Ranged from 7 percent of all births to nearly 70 percent, study finds
MONDAY, March 4, 2013 (HealthDay News) -- Some U.S. hospitals have a rate of cesarean deliveries 10 times higher than other hospitals, a new study finds.
Researchers analyzed data from 593 hospitals with at least 100 births in 2009 and found that cesarean rates at the hospitals ranged from 7.1 percent to 69.9 percent of births.
Cesarean delivery is a potentially lifesaving procedure in certain cases, and some differences in hospital rates would be expected based on patient differences, the University of Minnesota researchers said.
In order to address this fact, they also examined cesarean rates among a subgroup of lower-risk patients. This included women whose pregnancies were not preterm or breech and did not involve multiple babies, and those with no history of cesarean delivery.

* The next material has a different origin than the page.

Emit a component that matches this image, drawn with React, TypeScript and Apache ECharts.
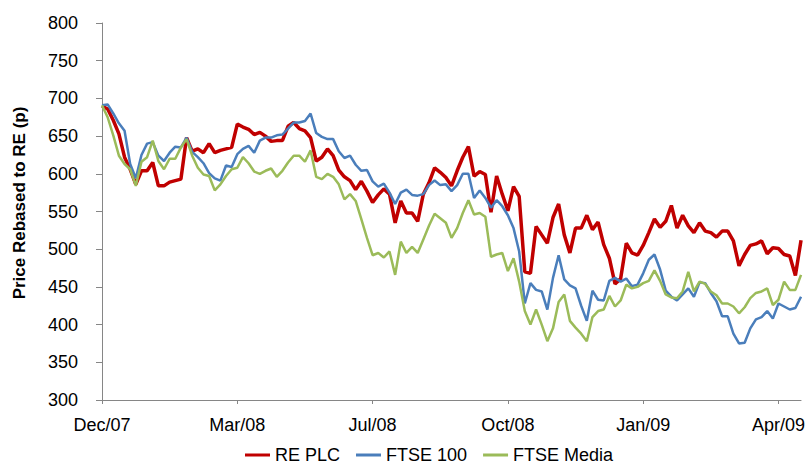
import React, { useEffect, useRef } from "react";
import * as echarts from "echarts";

const xTickIndex = [0, 24, 48, 72, 96, 120];
const xTickLabels = ["Dec/07", "Mar/08", "Jul/08", "Oct/08", "Jan/09", "Apr/09"];
const seriesNames = ["RE PLC", "FTSE 100", "FTSE Media"];

const rePlc = [
  690, 686, 671, 653, 622, 606, 586, 604, 604, 615, 584, 584, 589, 591, 593, 648, 630, 633, 628, 640, 628, 631, 633, 635, 666, 662,
  659, 652, 655, 650, 643, 644, 644, 663, 668, 660, 657, 648, 617, 622, 633, 624, 605, 596, 591, 579, 590, 577, 562, 572, 580,
  573, 535, 564, 548, 548, 537, 573, 588, 608, 602, 595, 584, 604, 622, 636, 597, 603, 599, 549, 597, 573, 551, 583, 570,
  470, 468, 530, 519, 508, 542, 560, 519, 495, 528, 528, 545, 526, 536, 506, 488, 454, 461, 508, 495, 492, 505, 522, 540, 529, 537,
  558, 528, 545, 531, 522, 535, 524, 522, 516, 524, 524, 511, 478, 493, 505, 507, 511, 494, 502, 501, 493, 491, 465, 512,
];

const ftse100 = [
  691, 692, 680, 667, 657, 613, 594, 625, 640, 642, 624, 617, 628, 636, 635, 648, 629, 622, 614, 601, 594, 591, 611, 609, 626, 633,
  637, 628, 644, 648, 648, 651, 652, 660, 668, 668, 670, 680, 654, 649, 646, 646, 630, 621, 624, 612, 604, 605, 590, 583, 587,
  575, 560, 575, 579, 572, 571, 573, 585, 591, 585, 586, 577, 585, 600, 600, 568, 578, 568, 555, 565, 557, 545, 528, 497,
  428, 455, 446, 444, 420, 462, 492, 460, 452, 448, 425, 405, 445, 433, 432, 458, 462, 457, 461, 451, 453, 468, 486, 493, 473, 445,
  437, 432, 440, 448, 437, 456, 455, 442, 431, 411, 411, 388, 375, 376, 395, 407, 410, 418, 408, 428, 424, 420, 422, 437,
];

const ftseMedia = [
  691, 675, 651, 624, 613, 606, 584, 616, 622, 644, 617, 606, 620, 620, 635, 646, 624, 608, 599, 597, 578, 586, 597, 606, 608, 622,
  614, 603, 600, 604, 607, 596, 604, 615, 624, 624, 616, 631, 596, 593, 600, 596, 586, 566, 573, 564, 540, 515, 492, 495, 489,
  497, 466, 510, 495, 503, 495, 513, 531, 547, 541, 535, 515, 528, 548, 565, 546, 548, 543, 490, 493, 495, 471, 488, 457,
  418, 400, 420, 400, 378, 395, 430, 440, 405, 396, 388, 378, 410, 418, 420, 438, 424, 432, 453, 448, 450, 455, 458, 472, 458, 440,
  436, 435, 444, 470, 444, 457, 454, 444, 439, 428, 428, 424, 415, 423, 435, 442, 444, 448, 426, 433, 457, 446, 446, 466,
];

const FONT = "'Liberation Sans', Arial, sans-serif";

export default function App() {
  const ref = useRef<HTMLDivElement>(null);
  useEffect(() => {
    if (!ref.current) return;
    const chart = echarts.init(ref.current, undefined, { renderer: "svg" });
    const toPairs = (arr: number[]) => arr.map((v, i) => [i, v]);
    chart.setOption({
      animation: false,
      backgroundColor: "#ffffff",
      textStyle: { fontFamily: FONT },
      grid: { left: 102, right: 5, top: 23, bottom: 64 },
      xAxis: {
        type: "value",
        min: 0,
        max: rePlc.length - 1,
        axisLine: { show: true, lineStyle: { color: "#868686", width: 1 } },
        axisTick: {
          show: true,
          customValues: xTickIndex,
          length: 4,
          lineStyle: { color: "#868686" },
        },
        axisLabel: {
          customValues: xTickIndex,
          formatter: (v: number) => xTickLabels[Math.round(v / 24)] ?? "",
          fontSize: 18,
          color: "#000",
          fontFamily: FONT,
          margin: 16,
        },
        splitLine: { show: false },
      },
      yAxis: {
        type: "value",
        min: 300,
        max: 800,
        interval: 50,
        axisLine: { show: true, lineStyle: { color: "#868686", width: 1 } },
        axisTick: { show: true, length: 6, lineStyle: { color: "#868686" } },
        axisLabel: { fontSize: 18, color: "#000", fontFamily: FONT, margin: 24 },
        splitLine: { show: false },
      },
      legend: {
        left: 245,
        top: 446,
        padding: 0,
        icon: "rect",
        itemWidth: 25,
        itemHeight: 3,
        itemGap: 16,
        data: seriesNames,
        textStyle: { fontSize: 18, color: "#000", fontFamily: FONT },
      },
      graphic: [
        {
          type: "text",
          x: 19,
          y: 203,
          rotation: Math.PI / 2,
          style: {
            text: "Price Rebased to RE (p)",
            font: `bold 17px ${FONT}`,
            fill: "#000",
            align: "center",
            verticalAlign: "middle",
          },
        },
      ],
      series: [
        {
          name: seriesNames[0],
          type: "line",
          data: toPairs(rePlc),
          showSymbol: false,
          color: "#C00000",
          lineStyle: { width: 3.5, color: "#C00000" },
        },
        {
          name: seriesNames[1],
          type: "line",
          data: toPairs(ftse100),
          showSymbol: false,
          color: "#4A7EBB",
          lineStyle: { width: 2.5, color: "#4A7EBB" },
        },
        {
          name: seriesNames[2],
          type: "line",
          data: toPairs(ftseMedia),
          showSymbol: false,
          color: "#9BBB59",
          lineStyle: { width: 2.5, color: "#9BBB59" },
        },
      ],
    });
    return () => chart.dispose();
  }, []);
  return (
    <div
      ref={ref}
      style={{ position: "fixed", left: 0, top: 0, width: 808, height: 464, background: "#fff" }}
    />
  );
}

Cesarean rates among these women with lower-risk pregnancies -- in which a smaller variation might be expected -- varied 15-fold, from 2.4 percent to 36.5 percent, according to the study published March 4 in the journal Health Affairs.
"We were surprised to find greater variation in hospital cesarean rates among lower-risk women. The variations we uncovered were striking in their magnitude, and were not explained by hospital size, geographic location, or teaching status," study lead author Katy Kozhimannil, an assistant professor at the university's School of Public Health, said in a school news release.
"The scale of this variation signals potential quality issues that should be quite alarming to women, clinicians, hospitals and policymakers," she added.
Cesarean delivery is the most common surgery in the United States, performed on 1.67 million women each year. Cesarean rates increased from 20.7 percent in 1996 to 32.8 percent in 2011, according to the Minnesota researchers.
"Cesarean deliveries save lives, and every woman who needs one should have one," Kozhimannil said. "The scope of variation in the use of this procedure, especially among low-risk women, is concerning, as its use also carries known risks compared to vaginal delivery, such as higher rates of infection and re-hospitalization, more painful recovery, breast-feeding challenges, and complications in future pregnancies."
The researchers outlined a number of ways to reduce the wide variations in cesarean rates at U.S. hospitals, including providing pregnant women with full information about cesarean deliveries and offering them the right care for their own pregnancies.